One good turn deserves a tour, so 11 cities were booked, including two shows this weekend in Chicago.
Let's hope they don't break up again before they make it here.
"We did almost kill each other at sound check for the first show," Dan says of the continuing friction between himself and his brother, "but we got through it pretty fast. We have tools to work with when things get difficult, things we didn't have back then." But then he laughs. "Living on a bus for 12 days -- that could be a challenge."
'I Should Be the One'
Warren explains the source of the animosity: "I say pretty openly that I didn't get my chance to be a writer in the band. I can understand why that might have happened, but we never for a minute tried any of my things. It wasn't that we tried them and they didn't work -- it was never tried. I think something different would have happened because I have a little more pop sensibility. Look at a band like Big Star. Rock and pop can work well if you allow a hybrid to emerge. But it was Dan's band. Big Star didn't start as one person's band. This was. We were the guys who played Dan's music with Dan."
Warren, along with Giessmann, bailed from the Del Fuegos after the third album, 1987's "Stand Up," and Dan trundled on with some new players for a fourth and final record. ("It seemed like a good idea at the time," says Dan now.)
After that, each member went in wildly different directions. "The most impressive thing about it all is that everyone went on to have such interesting lives," Dan says.
Giessmann ended up founding Right Turn, assisting artists in recovery from drug addiction and other mental health issues. Lloyd went back to school, earning a Ph.D. in environmental engineering, and also works with homeless youth. Warren Zanes also returned to the academy, taking his doctorate in visual and cultural arts; he became vice president of education at the Rock and Roll Hall of Fame and began recording his own solo albums. He's now a teacher and the executive director of Little Steven Van Zandt's Rock and Roll Forever Foundation. Dan Zanes started his own rock solo career, then transformed into a wild-haired, Disney Channel-blessed children's music star.
Despite the friction, does Warren listen to Dan's family albums with his own children?
"Yeah, we do," Warren says. "At the right age, having Dan's band as your brother -- it's like John Lennon's your brother, to the kids. We love the music, too. He's consistently doing interesting stuff."
That doesn't mean he hasn't cracked wise about it.

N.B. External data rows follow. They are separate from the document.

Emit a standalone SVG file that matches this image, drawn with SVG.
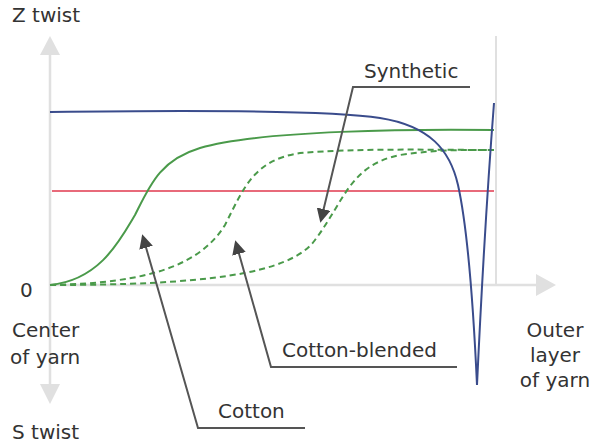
<svg xmlns="http://www.w3.org/2000/svg" width="603" height="446" viewBox="0 0 603 446">
<style>
text{font-family:"DejaVu Sans","Liberation Sans",sans-serif;font-size:20px;fill:#333}
.ax{fill:#e0e0e0}
.leader{fill:none;stroke:#555;stroke-width:2}
</style>
<defs><marker id="ar" viewBox="0 0 10 10" refX="8" refY="5" markerWidth="7" markerHeight="7" orient="auto"><path d="M0,0L10,5L0,10z" fill="#444"/></marker></defs>
<rect width="603" height="446" fill="#fff"/>
<g id="axes">
<line x1="50" y1="50" x2="50" y2="390" stroke="#e0e0e0" stroke-width="2.5"/>
<path class="ax" d="M40,55L50,36L60,55z"/>
<path class="ax" d="M40,384L50,404L60,384z"/>
<line x1="50" y1="285" x2="540" y2="285" stroke="#e0e0e0" stroke-width="2.5"/>
<path class="ax" d="M536,274L556,285L536,296z"/>
<line x1="496" y1="36" x2="496" y2="285" stroke="#e0e0e0" stroke-width="2"/>
</g>
<g id="curves" fill="none" stroke-width="2">
<line x1="52" y1="191" x2="494" y2="191" stroke="#e86a7a"/>
<path d="M50,285C100,280 120,240 135,215C150,185 160,160 200,148C260,130 420,129 494,130" stroke="#4a9a4a"/>
<path d="M50,285C150,283 200,265 225,225C245,185 255,160 300,153C360,148 440,150 494,150" stroke="#4a9a4a" stroke-dasharray="6,4"/>
<path d="M50,285C200,285 290,275 315,240C345,200 350,165 400,155C440,149 470,150 494,150" stroke="#4a9a4a" stroke-dasharray="6,4"/>
<path d="M50,112C200,110 330,110 380,118C430,126 450,150 458,185C468,230 474,320 477,385C481,300 488,180 494,103" stroke="#3a4c8c"/>
</g>
<g id="connectors">
<polyline class="leader" points="470,87 353,87 321,220" marker-end="url(#ar)"/>
<polyline class="leader" points="457,367 271,367 236,243" marker-end="url(#ar)"/>
<polyline class="leader" points="305,428 198,428 143,237" marker-end="url(#ar)"/>
</g>
<g id="labels">
<text x="364" y="78">Synthetic</text>
<text x="282" y="357">Cotton-blended</text>
<text x="218" y="418">Cotton</text>
<text x="12" y="22">Z twist</text>
<text x="20" y="297">0</text>
<text x="12" y="337">Center</text>
<text x="10" y="364">of yarn</text>
<text x="12" y="439">S twist</text>
<text x="555" y="337" text-anchor="middle">Outer</text>
<text x="555" y="362" text-anchor="middle">layer</text>
<text x="555" y="387" text-anchor="middle">of yarn</text>
</g>
</svg>
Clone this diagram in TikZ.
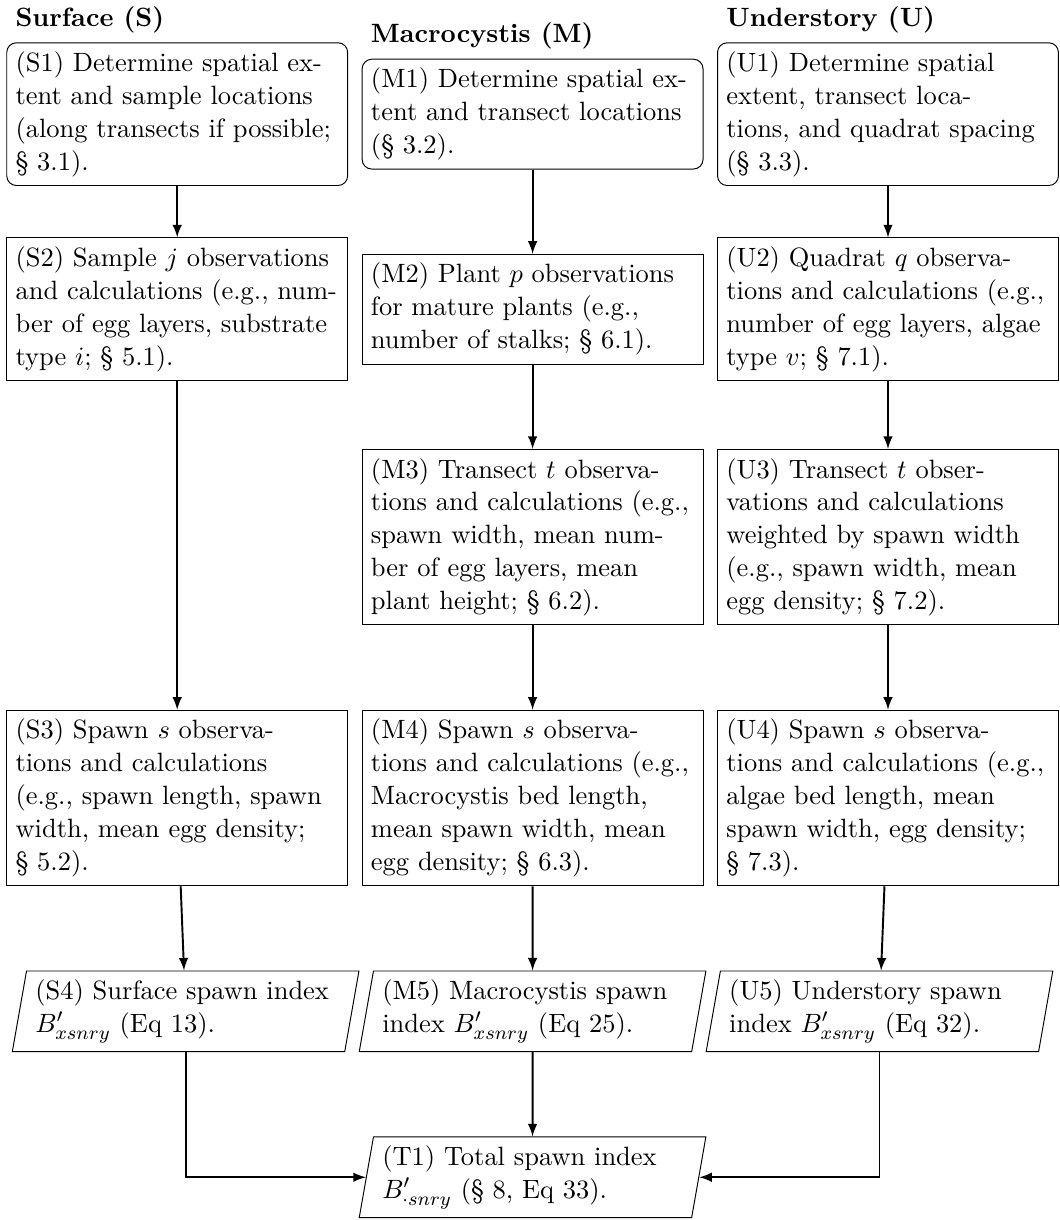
\documentclass[11pt,tikz,border=0pt]{standalone}
\usetikzlibrary{positioning,shapes.geometric}
\begin{document}
\begin{tikzpicture}[>=latex, node distance=1.225cm and 5.6pt,
  stepbox/.style={draw, rectangle, text width=4.7cm, align=left},
  startbox/.style={stepbox, rounded corners},
  iobox/.style={draw, trapezium, trapezium left angle=80, trapezium right angle=100, text width=4.37cm, align=left},
  head/.style={font=\bfseries, anchor=south west}]
\node[startbox](M1){(M1) Determine spatial extent and transect locations (\S~3.2).};
\node[startbox, left=of M1](S1){(S1) Determine spatial extent and sample locations (along transects if possible; \S~3.1).};
\node[startbox, right=of M1](U1){(U1) Determine spatial extent, transect locations, and quadrat spacing (\S~3.3).};
\node[head](hS) at (S1.north west){Surface (S)};
\node[head](hM) at (M1.north west){Macrocystis (M)};
\node[head](hU) at (U1.north west){Understory (U)};

\node[stepbox, below=of M1](M2){(M2) Plant $p$ observations for mature plants (e.g., number of stalks; \S~6.1).};
\node[stepbox, left=of M2](S2){(S2) Sample $j$ observations and calculations (e.g., number of egg layers, substrate type $i$; \S~5.1).};
\node[stepbox, right=of M2](U2){(U2) Quadrat $q$ observations and calculations (e.g., number of egg layers, algae type $v$; \S~7.1).};

\node[stepbox, below=of M2](M3){(M3) Transect $t$ observa-\\tions and calculations (e.g.,\\spawn width, mean num-\\ber of egg layers, mean\\plant height; \S~6.2).};
\node[stepbox, right=of M3](U3){(U3) Transect $t$ observations and calculations weighted by spawn width (e.g., spawn width, mean egg density; \S~7.2).};

\node[stepbox, below=of M3](M4){(M4) Spawn $s$ observations and calculations (e.g., Macrocystis bed length, mean spawn width, mean egg density; \S~6.3).};
\node[stepbox, left=of M4](S3){(S3) Spawn $s$ observa-\\tions and calculations\\(e.g., spawn length, spawn\\width, mean egg density;\\\S~5.2).};
\node[stepbox, right=of M4](U4){(U4) Spawn $s$ observa-\\tions and calculations (e.g.,\\algae bed length, mean\\spawn width, egg density;\\\S~7.3).};

\node[iobox, below=of M4](M5){(M5) Macrocystis spawn index $B'_{xsnry}$ (Eq 25).};
\node[iobox, left=of M5](S4){(S4) Surface spawn index $B'_{xsnry}$ (Eq 13).};
\node[iobox, right=of M5](U5){(U5) Understory spawn index $B'_{xsnry}$ (Eq 32).};

\node[iobox, below=of M5](T1){(T1) Total spawn index $B'_{\cdot snry}$ (\S~8, Eq 33).};

\draw[thick, ->](S1)--(S2);
\draw[thick, ->](S2)--(S3);
\draw[thick, ->](S3)--(S4);
\draw[thick, ->](M1)--(M2);
\draw[thick, ->](M2)--(M3);
\draw[thick, ->](M3)--(M4);
\draw[thick, ->](M4)--(M5);
\draw[thick, ->](U1)--(U2);
\draw[thick, ->](U2)--(U3);
\draw[thick, ->](U3)--(U4);
\draw[thick, ->](U4)--(U5);
\draw[thick, ->](S4)|-(T1);
\draw[thick, ->](M5)--(T1);
\draw[thick, ->](U5)|-(T1);

\pgfresetboundingbox
\coordinate(bbTL) at (S1.north west);
\coordinate(bbBR) at (U1.east |- T1.south);
\useasboundingbox ([xshift=-2.6pt, yshift=17.5pt]bbTL) rectangle ([xshift=0.1pt, yshift=-0.8pt]bbBR);
\end{tikzpicture}
\end{document}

"I was talking to [friend and producer] Mitchell Froom, and I took a cheap shot at Dan based on my own insecurity," Warren recalls. "I was like, 'How can he do it, playing for kids?' Mitchell said, "Uh, Warren, have you taken a look at the moms?' It was the forest before the trees -- there was a room absolutely full of beautiful young mothers. I was like, uh, OK. It's as good as any rock and roll show I've ever been to as far as checking out the women."
Warren's two sons, ages 7 and 9, have given him a new perspective on the rock band experience.
"It's like a circus to them, watching the whole thing," Warren says. "To be witnessed by your kids doing something you associate with your own youth is pretty strange and wonderful. They look at me a little bit differently, and I look at them a little bit differently. I see them processing the whole thing: 'We didn't realize this about him.' My oldest [Lucian] wore his Del Fuegos T-shirt to school, and the vice principal called him over. He's kind of a shy guy, and he thought he was in trouble. This guy with white hair goes, 'Where'd you get that shirt!' Lucian still thought something was wrong. The vice principal goes, 'I love that band!' I don't know if that helped or hurt my case."
'Don't Run Wild'
Age, however, is very much on the Del Fuegos' minds as they relearn and replay their old hits. The band's songs were hard-driving, high-energy swagger rock. They're girl watching in the stomping "Hand in Hand," and in the appropriately fidgety "Nervous and Shakey" Dan sings, "I know I got around,"
"It would be helpful to be 21 to have a full emotional connection to them again," Dan says. "There's something about those youthful emotions, they're not particularly complex. After getting inside them, it started coming back. I can take myself pretty seriously, and these are not the songs to be singing if you're taking yourself seriously."
"There's a little bit of the aging process going on," Warren says, "but I think we might be in the wine-and-cheese category. It seems to have gotten better with time."
Warren continues: "We've all done a lot of playing since the band. Not only have I gotten to play with really good musicians in my solo work, at the Hall of Fame and working with Little Steven just talking about the groove with people like [Little Richard drummer] Earl Palmer or [James Brown drummer] Clyde Stubblefield or Robbie Robertson or Nile Rodgers -- I think I became a better player just by talking about this stuff so much. I remember Mitchell talking about the groove as this total abstraction, like a hippie thing, but talking about a fundamental thing that makes rock and roll work. The groove, locking it in. You come back and it's still locked in. That's exciting."
"Once we get loosened up, it's great fun -- the primal energy of it," Dan says. "You know, rock and roll is not big-brain music, but it's great body music. ... We've been sounding better than ever, which is weird. We shouldn't be, because we're older and this is youth music."
When the tour wraps and the dust resettles, Dan returns to his family gigs. He says he's even developing a TV show around the music.
But there might be some new Del Fuegos recordings at the end of the road. Both brothers acknowledge that they've been working on new songs -- and writing them together for the first time.
"We never really did much writing together," Dan says. "That's a big part of why he left the group. Now we have an opportunity to try and do things differently. He's a great writer, and why wouldn't I want to?"
"Dan's finally coming to terms that I'm the smarter brother," Warren says, chuckling. "So there may be peace in our time yet."